En 1917, Estados Unidos declaró la guerra a Alemania. Capra se alistó voluntario, a pesar de que no le concedieron la nacionalidad hasta 1920. No llegó a combatir. Lo mandaron a casa enfermo de ‘gripe española’. De nuevo hizo de todo: chico de los recados, cavador de zanjas o extra en películas. Poco a poco fue metiendo la cabeza en el cine: trabajó en productoras que quebraron, dirigió series y fue guionista en las comedias de Harry Langdon, entonces una estrella al estilo Chaplin.
Fue contradictorio: alabó la democracia y la libertad y a la vez admiró a dictadores como Mussolini y Franco
En 1928, ya en Columbia Pictures, arranca el despegue de Capra. Sus películas gustan, su sueldo crece, sus ideas convencen. Capra hizo cosas nuevas en el cine. Con la autoestima bien alta, él mismo encontró explicación a su éxito. «Era fácil ser mejor que los otros directores porque eran unos bobos», dijo. Se refería a su nueva manera de filmar que supuso un importante ahorro de tiempo y dinero para los estudios.
Capra decidió tomar primeros planos, medios y largos con cámaras distintas en una misma toma en vez de repetir cada vez para cada plano; también eliminó tiempos en las entradas y salidas de escena de los personajes; aceleró el ritmo de las películas. Buscó la naturalidad de los actores y la atención del público. Puso en práctica el consejo que daba a los novatos. «No hay que seguir las tendencias, ¡hay que crearlas!». Otra de sus máximas fue. «Drama no es cuando lloran los actores. Drama es cuando llora el público».
Capra hizo llorar a América. Y a medio mundo. Él inspiró un nuevo adjetivo, ‘capresco’, que viene a significar la heroica resistencia frente a la adversidad de un tipo corriente que tiene fe en lo bueno y que, por supuesto, triunfa. Alabó Capra el sistema americano, la libertad, la democracia. Y mientras lo hacía no escondió su admiración por Benito Mussolini o Francisco Franco; ni su simpatía con el anticomunismo del Comité sobre Actividades Americanas, que persiguió a creadores sospechosos de ser izquierdistas.
Frank Capra fue contradictorio. Sus películas reivindicaban justicia social mientras él tenía fama de no hacer repartos justos de las ganancias. No fue un tipo fácil. Trabajó en 13 películas con el guionista Robert Riskin, pero acabaron mal. Los letreros con su nombre eclipsaban al resto del equipo.
Nunca olvidó la travesía que lo llevó a Estados Unidos: «No había ventilación, apestaba. Todo el mundo estaba mareado, vomitando. Y los niños lloraban»

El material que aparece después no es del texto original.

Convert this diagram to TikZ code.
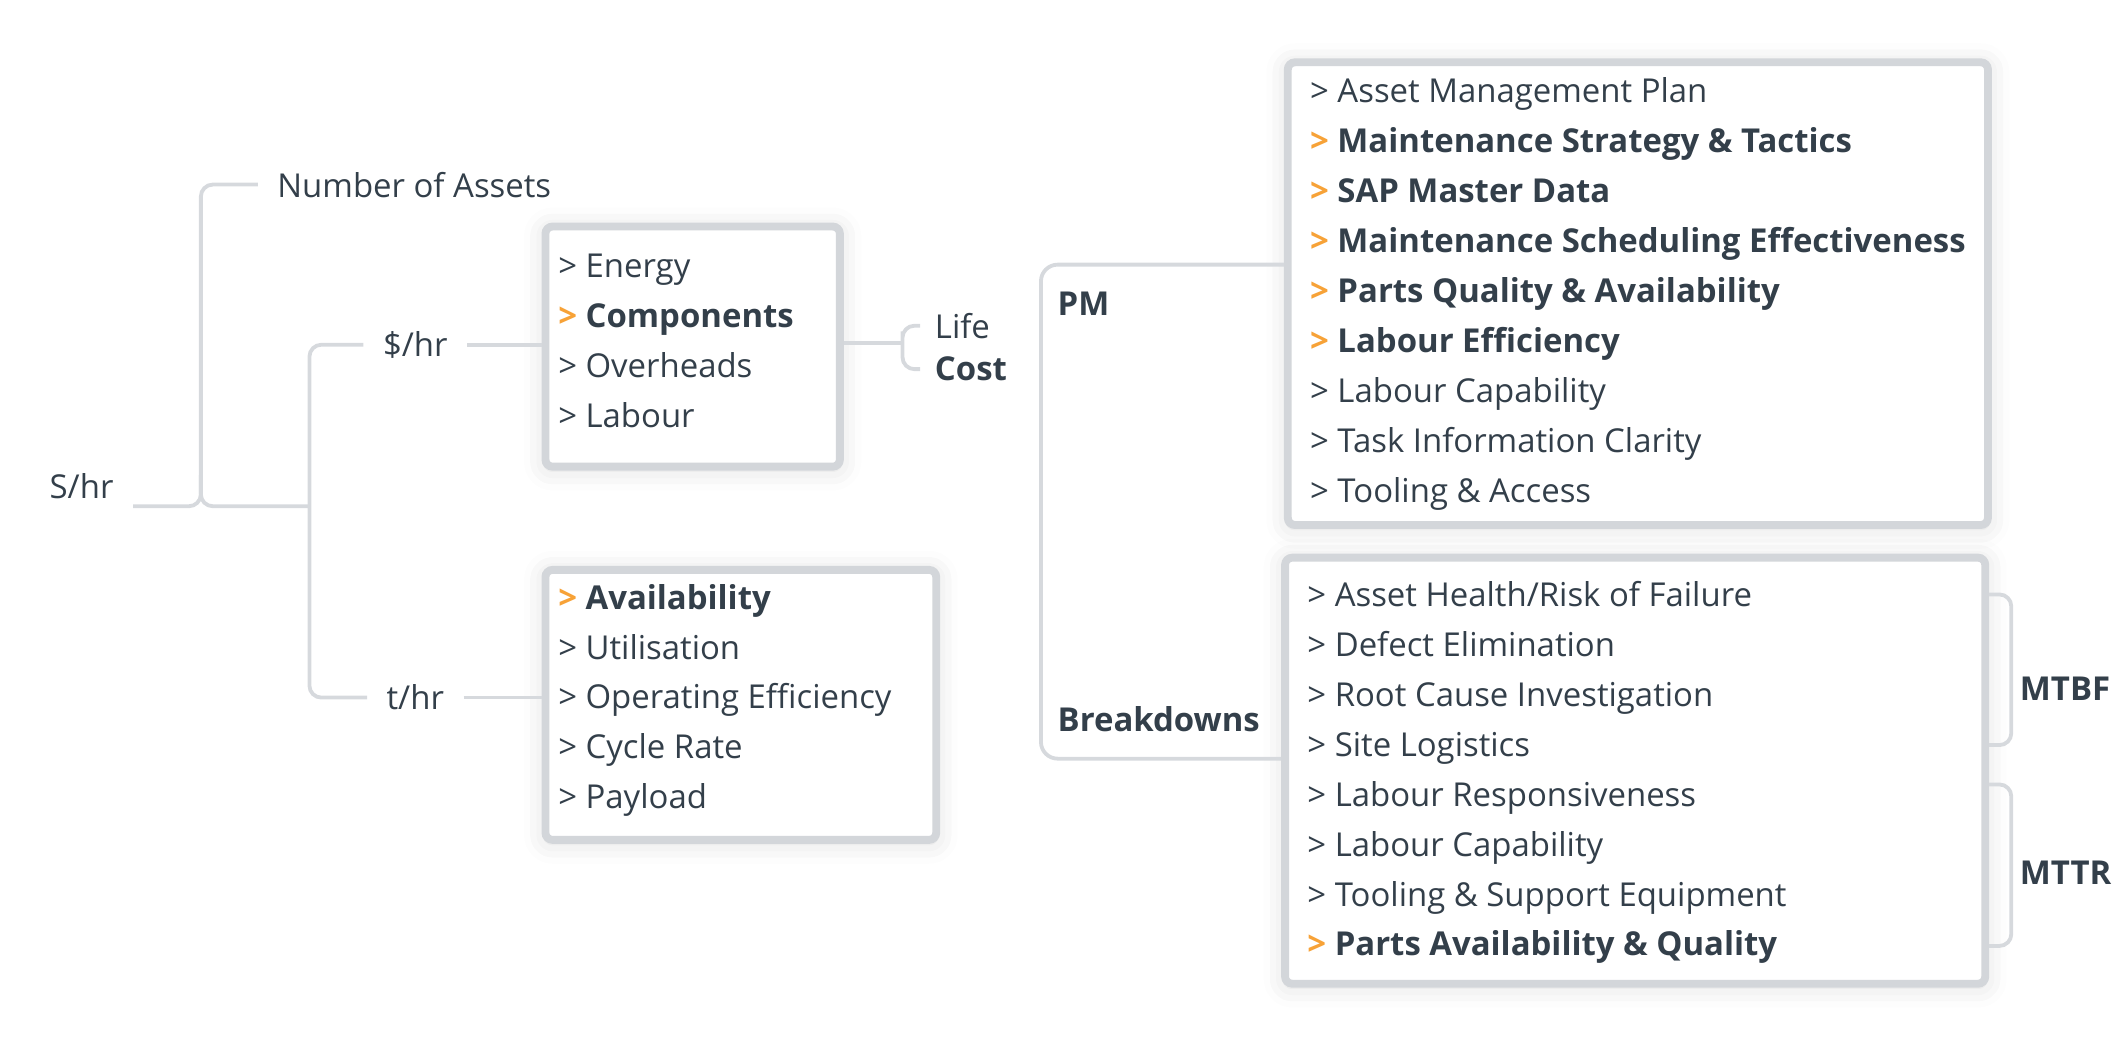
\documentclass[tikz,border=0pt]{standalone}
\usepackage{fontspec}
\setmainfont{Open Sans}
\usetikzlibrary{shadows.blur}

\definecolor{ink}{HTML}{333F4A}
\definecolor{accent}{HTML}{F7A237}
\definecolor{wire}{HTML}{D6D9DD}
\definecolor{frame}{HTML}{D3D6DA}

\newcommand{\keyitem}[1]{\textbf{\textcolor{accent}{>}\ #1}}

\tikzset{
  conn/.style={draw=wire, line width=1.6pt, rounded corners=5pt},
  listbox/.style={draw=frame, line width=3.3pt, rounded corners=3pt, fill=white,
    anchor=north west, inner sep=0pt,
    blur shadow={shadow xshift=0pt, shadow yshift=-1pt, shadow blur radius=9pt, shadow opacity=14}},
  item/.style={anchor=west, inner sep=0pt, text height=12pt, text depth=2pt,
    text=ink, font=\fontsize{13.8}{16}\selectfont},
  lbl/.style={inner xsep=8pt, inner ysep=3pt, text=ink, font=\fontsize{13.8}{16}\selectfont},
}

\begin{document}
\begin{tikzpicture}[x=0.02cm, y=-0.02cm]
    \useasboundingbox (0,0) rectangle (1568,768);

    % Define the row spacing
    \pgfmathsetmacro{\rowgap}{36.8}

    % Draw the boxes
    \node[listbox, minimum width=4.34cm, minimum height=3.54cm] (costbox) at (399,164) {};
    \node[listbox, minimum width=5.76cm, minimum height=3.98cm] (ratebox) at (399,417) {};
    \node[listbox, minimum width=10.32cm, minimum height=6.82cm] (pmbox) at (946,43) {};
    \node[listbox, minimum width=10.32cm, minimum height=6.28cm] (bdbox) at (944,408) {};

    % Add the left labels
    \node[lbl, anchor=south east] (shr) at (98,373) {S/hr};
    \node[lbl, anchor=west] (assets) at (190,136) {Number of Assets};
    \node[lbl] (dollar) at (306,254) {\$/hr};
    \node[lbl] (thr) at (306,514) {t/hr};
    \coordinate (b1) at (148,373);
    \coordinate (b1top) at (148,350);
    \coordinate (b2) at (228,373);

    % Draw the left tree
    \draw[conn] (shr.south east) -- (b1) |- (assets.west);
    \draw[conn] (b2) -| (b1top);
    \draw[conn] (dollar.west) -| (b2) |- (thr.west);
    \draw[conn] (dollar.east) -- (costbox.west |- dollar);
    \draw[conn] (thr.east) -- (ratebox.west |- thr);

    % Add the cost items
    \node[item] (energy) at (411,196) {> Energy};
    \node[item] (components) at (411,196+\rowgap) {\keyitem{Components}};
    \node[item] (overheads) at (411,196+2*\rowgap) {> Overheads};
    \node[item] (labour) at (411,196+3*\rowgap) {> Labour};

    % Add the rate items
    \node[item] (availability) at (411,440) {\keyitem{Availability}};
    \node[item] (utilisation) at (411,440+\rowgap) {> Utilisation};
    \node[item] (opeff) at (411,440+2*\rowgap) {> Operating Efficiency};
    \node[item] (cycle) at (411,440+3*\rowgap) {> Cycle Rate};
    \node[item] (payload) at (411,440+4*\rowgap) {> Payload};

    % Life cost brace
    \node[lbl, anchor=west, inner xsep=6pt] (life) at (678,240) {Life};
    \node[lbl, anchor=west, inner xsep=6pt] (cost) at (678,272) {\textbf{Cost}};
    \coordinate (lcjoin) at (665,253);
    \draw[conn] (life.west) -| (lcjoin) |- (cost.west);
    \draw[conn] (costbox.east |- lcjoin) -- (lcjoin);

    % PM / Breakdowns bracket
    \coordinate (pmtop) at (767,195);
    \coordinate (bdbot) at (767,559);
    \draw[conn, rounded corners=7pt] (pmbox.west |- pmtop) -- (pmtop) -- (bdbot) -- (bdbox.west |- bdbot);
    \node[item] (pm) at (779,224) {\textbf{PM}};
    \node[item] (breakdowns) at (779,530) {\textbf{Breakdowns}};

    % Add the PM items
    \node[item] (p0) at (965,67) {> Asset Management Plan};
    \node[item] (p1) at (965,67+\rowgap) {\keyitem{Maintenance Strategy \& Tactics}};
    \node[item] (p2) at (965,67+2*\rowgap) {\keyitem{SAP Master Data}};
    \node[item] (p3) at (965,67+3*\rowgap) {\keyitem{Maintenance Scheduling Effectiveness}};
    \node[item] (p4) at (965,67+4*\rowgap) {\keyitem{Parts Quality \& Availability}};
    \node[item] (p5) at (965,67+5*\rowgap) {\keyitem{Labour Efficiency}};
    \node[item] (p6) at (965,67+6*\rowgap) {> Labour Capability};
    \node[item] (p7) at (965,67+7*\rowgap) {> Task Information Clarity};
    \node[item] (p8) at (965,67+8*\rowgap) {> Tooling \& Access};

    % Add the breakdown items
    \node[item] (d0) at (963,438) {> Asset Health/Risk of Failure};
    \node[item] (d1) at (963,438+\rowgap) {> Defect Elimination};
    \node[item] (d2) at (963,438+2*\rowgap) {> Root Cause Investigation};
    \node[item] (d3) at (963,438+3*\rowgap) {> Site Logistics};
    \node[item] (d4) at (963,438+4*\rowgap) {> Labour Responsiveness};
    \node[item] (d5) at (963,438+5*\rowgap) {> Labour Capability};
    \node[item] (d6) at (963,438+6*\rowgap) {> Tooling \& Support Equipment};
    \node[item] (d7) at (963,438+7*\rowgap) {\keyitem{Parts Availability \& Quality}};

    % MTBF / MTTR brackets
    \coordinate (mtbftop) at (1482,438);
    \coordinate (mtbfbot) at (1482,549);
    \coordinate (mttrtop) at (1482,578);
    \coordinate (mttrbot) at (1482,697);
    \draw[conn] (bdbox.east |- mtbftop) -- (mtbftop) -- (mtbfbot) -- (bdbox.east |- mtbfbot);
    \draw[conn] (bdbox.east |- mttrtop) -- (mttrtop) -- (mttrbot) -- (bdbox.east |- mttrbot);
    \node[item] (mtbf) at (1488,507) {\textbf{MTBF}};
    \node[item] (mttr) at (1488,643) {\textbf{MTTR}};
\end{tikzpicture}
\end{document}
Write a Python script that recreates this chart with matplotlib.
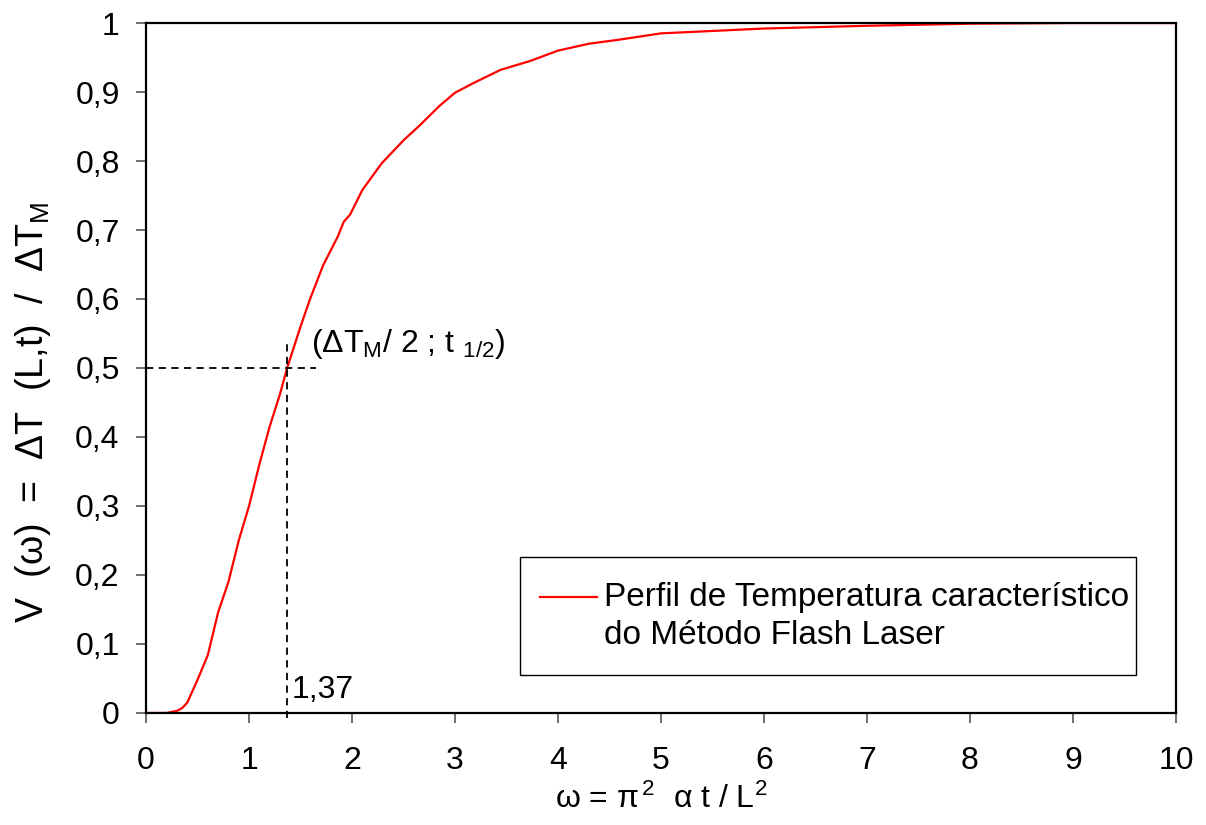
import numpy as np
import matplotlib
matplotlib.use('Agg')
import matplotlib.pyplot as plt
from matplotlib.patches import Rectangle

plt.rcParams['font.family'] = ['Liberation Sans', 'DejaVu Sans']
plt.rcParams['mathtext.fontset'] = 'custom'
plt.rcParams['mathtext.rm'] = 'Liberation Sans'
plt.rcParams['mathtext.it'] = 'Liberation Sans'

# curva
omega = [0, 0.2, 0.3, 0.35, 0.4, 0.5, 0.6, 0.7, 0.8, 0.9, 1.0, 1.1, 1.2, 1.3, 1.37,
         1.5, 1.59, 1.72, 1.86, 1.92, 1.98, 2.1, 2.29, 2.5, 2.66, 2.85, 3.0, 3.18,
         3.44, 3.73, 4.0, 4.3, 4.6, 5.0, 6.0, 7.0, 8.0, 9.0, 10.0]
V = [0, 0, 0.003, 0.007, 0.015, 0.048, 0.084, 0.146, 0.19, 0.25, 0.30, 0.36, 0.415,
     0.462, 0.50, 0.56, 0.599, 0.649, 0.69, 0.712, 0.722, 0.758, 0.797, 0.83, 0.852,
     0.88, 0.899, 0.913, 0.932, 0.945, 0.96, 0.97, 0.976, 0.985, 0.992, 0.996,
     0.999, 1.0, 1.0]

x_ticks = list(range(0, 11))
y_ticks = [0, 0.1, 0.2, 0.3, 0.4, 0.5, 0.6, 0.7, 0.8, 0.9, 1.0]
y_labels = ['0', '0,1', '0,2', '0,3', '0,4', '0,5', '0,6', '0,7', '0,8', '0,9', '1']

w_half = 1.37

fig = plt.figure(figsize=(12.06, 8.25), dpi=100)
ax = fig.add_axes([0.1211, 0.1358, 0.854, 0.8363])

ax.plot(omega, V, color='red', lw=1.6)

# linhas tracejadas do ponto t1/2
ax.plot([0, 1.65], [0.5, 0.5], color='black', ls=(0, (4, 3)), lw=1.3)
ax.plot([w_half, w_half], [-0.008, 0.54], color='black', ls=(0, (4, 3)), lw=1.3,
        clip_on=False)

ax.text(1.6, 0.535, r'($\Delta$T$_{\mathrm{M}}$/ 2 ; t $_{1/2}$)', fontsize=23,
        va='center', ha='left')
ax.text(1.41, 0.033, '1,37', fontsize=23, va='center', ha='left')

ax.set_xlim(0, 10)
ax.set_ylim(0, 1)
ax.set_xticks(x_ticks)
ax.set_yticks(y_ticks)
ax.set_yticklabels(y_labels)
ax.tick_params(axis='both', labelsize=23, direction='out', length=7, width=1.2,
               color='#555555')
ax.tick_params(axis='y', pad=12)
ax.tick_params(axis='x', pad=17)

for s in ax.spines.values():
    s.set_linewidth(1.6)

ax.set_xlabel(r'ω = π$^{\,2}$  α t / L$^{2}$', fontsize=23)
ax.xaxis.set_label_coords(0.5, -0.103)
ax.set_ylabel(r'V  (ω)  =  ΔT  (L,t)  /  ΔT$_{\mathrm{M}}$', fontsize=27)
ax.yaxis.set_label_coords(-0.09, 0.436)

# legenda desenhada à mão (traço alinhado à primeira linha)
ax.add_patch(Rectangle((0.363, 0.055), 0.598, 0.171, transform=ax.transAxes,
                       facecolor='white', edgecolor='black', lw=1.0, zorder=5))
ax.plot([0.3825, 0.438], [0.168, 0.168], color='red', lw=1.6,
        transform=ax.transAxes, zorder=6)
ax.text(0.445, 0.168, 'Perfil de Temperatura característico', fontsize=24,
        transform=ax.transAxes, va='center', ha='left', zorder=6)
ax.text(0.445, 0.1116, 'do Método Flash Laser', fontsize=24,
        transform=ax.transAxes, va='center', ha='left', zorder=6)

fig.savefig('out.png', dpi=100)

Sus películas desbordaban optimismo, solidaridad y buenos sentimientos y encantaron al público porque en los años treinta, con la Gran Depresión hundiendo millones de vidas, la gente necesitaba ilusión y esperanza.
Sin embargo, la fórmula ‘capresca’ se agotó. En 1946 realizó ¡Qué bello es vivir! Fue su sexta candidatura a los Oscar. Pero no gustó entonces tanto como ahora. Su estatus de auténtico clásico navideño fue algo que fue adquiriendo con el tiempo gracias a la televisión.
En todo caso, ¡Qué bello es vivir! es Capra elevado al infinito y ha inspirado a otros directores y actores. Tom Hanks, sin ir más lejos, ha interpretado mil veces al héroe normal enfrentado a situaciones difíciles. Steven Spielberg y David Lynch, entre otros, reconocieron la influencia capital de su cine. Barbara Stanwyck, Gary Cooper, Cary Grant, o James Stewart saborearon el éxito de su mano con películas míticas como El secreto de vivir, Arsénico por compasión o Caballero sin espada.
La última etapa profesional de Capra se centró en documentales de propaganda estadounidense y un par de películas que no gustaron (Millonario de ilusiones y Un gánster para un milagro). No importó demasiado: fue uno de los inventores del cine americano.